L'UE ne met pas seulement en œuvre des normes internationales, elle lance également ses propres projets fiscaux. Ceux-ci peuvent aussi avoir des répercussions importantes sur la Suisse. En 2021, l'UE s'est par exemple accordée sur une consultation publique par pays pour les entreprises multinationales. Les filiales européennes des entreprises suisses sont également concernées par cette disposition. Un autre exemple de mesures ayant des répercussions indirectes sur la Suisse est le projet visant à empêcher l'utilisation fiscale abusive des sociétés dites «boîtes aux lettres» dans l'UE. Les mesures envisagées visent à lutter contre les sociétés boîtes aux lettres dans l'UE, mais aussi à l'échelle globale.
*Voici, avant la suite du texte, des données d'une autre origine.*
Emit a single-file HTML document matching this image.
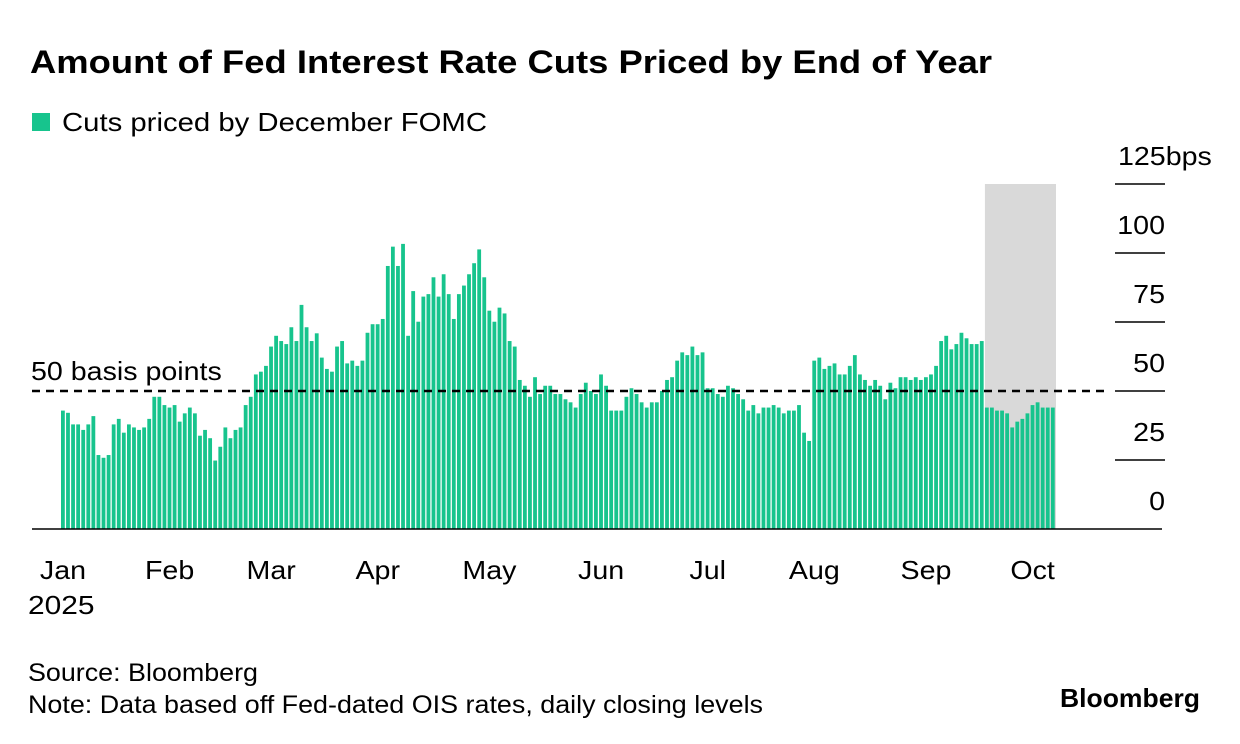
<!DOCTYPE html>
<html><head><meta charset="utf-8">
<style>
body{margin:0;background:#fff;width:1240px;height:744px;overflow:hidden;font-family:"Liberation Sans",Arial,sans-serif;color:#000}
svg{position:absolute;left:0;top:0}
</style></head><body>
<svg width="1240" height="744">
<text x="30" y="73" font-size="32" font-weight="bold" textLength="962" lengthAdjust="spacingAndGlyphs">Amount of Fed Interest Rate Cuts Priced by End of Year</text>
<rect x="32" y="113" width="18" height="18" fill="#17c48d"/>
<text x="62" y="131" font-size="26" textLength="425" lengthAdjust="spacingAndGlyphs">Cuts priced by December FOMC</text>
<g id="plot"></g>
<text x="28" y="681" font-size="25" textLength="230" lengthAdjust="spacingAndGlyphs">Source: Bloomberg</text>
<text x="28" y="713" font-size="25" textLength="735" lengthAdjust="spacingAndGlyphs">Note: Data based off Fed-dated OIS rates, daily closing levels</text>
<text x="1060" y="707" font-size="26" font-weight="bold" textLength="140" lengthAdjust="spacingAndGlyphs">Bloomberg</text>
</svg>
<script>
const values=[42.9,42.1,37.9,37.9,35.9,37.9,40.9,26.8,25.8,26.8,37.9,39.9,34.9,37.9,36.8,35.9,36.8,39.9,47.9,47.9,44.9,44.0,44.9,38.9,41.9,44.0,41.9,33.8,35.9,32.9,24.8,29.8,36.8,32.9,35.9,36.8,44.9,47.9,56.0,57.0,59.1,66.1,70.0,68.1,67.0,73.1,68.1,81.2,73.1,68.1,
70.9,62.1,58.0,57.0,66.1,68.1,60.0,61.0,59.1,61.0,71.1,74.2,74.2,76.1,95.3,102.3,95.3,103.3,70.0,86.2,75.1,84.2,85.1,91.2,84.2,92.3,85.1,76.1,85.1,88.2,92.3,96.3,101.3,91.2,79.1,75.1,80.2,78.1,68.1,66.1,54.0,51.9,47.9,55.0,48.9,51.9,51.9,48.9,48.9,
47.0,45.9,44.0,48.9,53.0,50.0,48.9,56.0,51.9,42.9,42.9,42.9,47.9,51.0,48.9,45.9,44.0,45.9,45.9,50.0,54.0,55.0,61.0,64.0,63.0,66.1,63.0,64.0,51.0,51.0,48.9,47.9,51.9,51.0,48.9,47.0,42.9,44.9,41.9,44.0,44.0,44.9,44.0,41.9,42.9,42.9,44.9,34.9,31.9,61.0,
62.1,58.0,59.1,60.0,56.0,56.0,59.1,63.0,56.0,54.0,51.9,54.0,51.9,47.0,53.0,51.0,55.0,55.0,54.0,55.0,54.0,55.0,56.0,59.1,68.1,70.0,65.1,67.0,71.1,69.1,67.0,67.0,68.1,44.0,44.0,42.9,42.9,41.9,36.8,38.9,39.9,41.9,44.9,45.9,44.0,44.0,44.0];
const monthLabels=["Jan","Feb","Mar","Apr","May","Jun","Jul","Aug","Sep","Oct"];
const monthIndex=[0,21,41,62,84,106,127,148,170,191];
const yTicks=[0,25,50,75,100,125];
const shadeStart=182;
const refLevel=50;

const NS="http://www.w3.org/2000/svg";
const g=document.getElementById('plot');
const x0=61,x1=1056,y0=529,yTop=184,yMax=125;
const pitch=(x1-x0)/values.length;
const xs=i=>x0+i*pitch;
const ys=v=>y0-v/yMax*(y0-yTop);
function mk(t,a){const e=document.createElementNS(NS,t);for(const k in a)e.setAttribute(k,a[k]);g.appendChild(e);return e;}
function widen(t,f){const w=t.getComputedTextLength();t.setAttribute('textLength',w*f);t.setAttribute('lengthAdjust','spacingAndGlyphs');}

const sh=mk('rect',{x:xs(shadeStart),y:yTop,width:x1-xs(shadeStart),height:y0-yTop,fill:'#d9d9d9'});



values.forEach((v,i)=>{
 const r=mk('rect',{x:xs(i),y:ys(v),width:pitch*0.75,height:y0-ys(v),fill:'#17c48d'});
 
 
});

yTicks.forEach(t=>{
 const y=ys(t);
 if(t>0){const l=mk('line',{x1:1115,x2:1165,y1:y,y2:y,stroke:'#000','stroke-width':1.5});
 
 }
 const tx=mk('text',{x:t==yMax?1118:1165,y:y-19,'font-size':26,'text-anchor':t==yMax?'start':'end'});
 tx.textContent=t==yMax?t+'bps':String(t);
 
 
 widen(tx,1.1);
});

const ax=mk('line',{x1:32,x2:1162,y1:y0,y2:y0,stroke:'#000','stroke-width':1.5});



const dl=mk('line',{x1:32,x2:1110,y1:ys(refLevel),y2:ys(refLevel),stroke:'#000','stroke-width':2.5,'stroke-dasharray':'8 6'});


const dt=mk('text',{x:31,y:ys(refLevel)-11,'font-size':26});
dt.textContent=refLevel+' basis points';


widen(dt,1.1);

monthLabels.forEach((m,k)=>{
 const t=mk('text',{x:xs(monthIndex[k])+2,y:579,'font-size':26,'text-anchor':'middle'});
 t.textContent=m;
 
 
 widen(t,1.1);
});
const yr=mk('text',{x:28,y:614,'font-size':26});
yr.textContent='2025';


widen(yr,1.15);
</script>
</body></html>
L'UE suit attentivement l'application des standards internationaux par les pays tiers comme la Suisse, en particulier en ce qui concerne la transparence, la fiscalité juste et l'application des mesures BEPS. Faute de quoi la Suisse pourrait être classée comme «juridiction fiscale non-coopérative». En décembre 2017, la Suisse a été mise sur la liste dite de surveillance de l'UE. Après l’acceptation de la réforme de l'imposition des entreprises, l'UE a decidé le 10 octobre 2019 de rayer la Suisse de cette liste. Les États membres de l'UE ne sont pas inscrits sur la liste fiscale s'ils ne mettent pas en œuvre les normes. La Commission peut toutefois engager des procédures d'infraction à leur encontre.
Accord anti-fraude
L’accord anti-fraude de 2004 améliore la collaboration entre la Suisse, l’UE et ses Etats membres dans la lutte contre la contrebande et d’autres délits au niveau des impôts indirects (par exemple des droits de douane, la taxe sur la valeur ajoutée et les impôts sur la consommation). L’accord n’est pas encore entré en vigueur, car l'Irlande ne l’a pas encore ratifié, mais il est appliqué par la plupart des Etats membres de manière provisoire depuis 2009.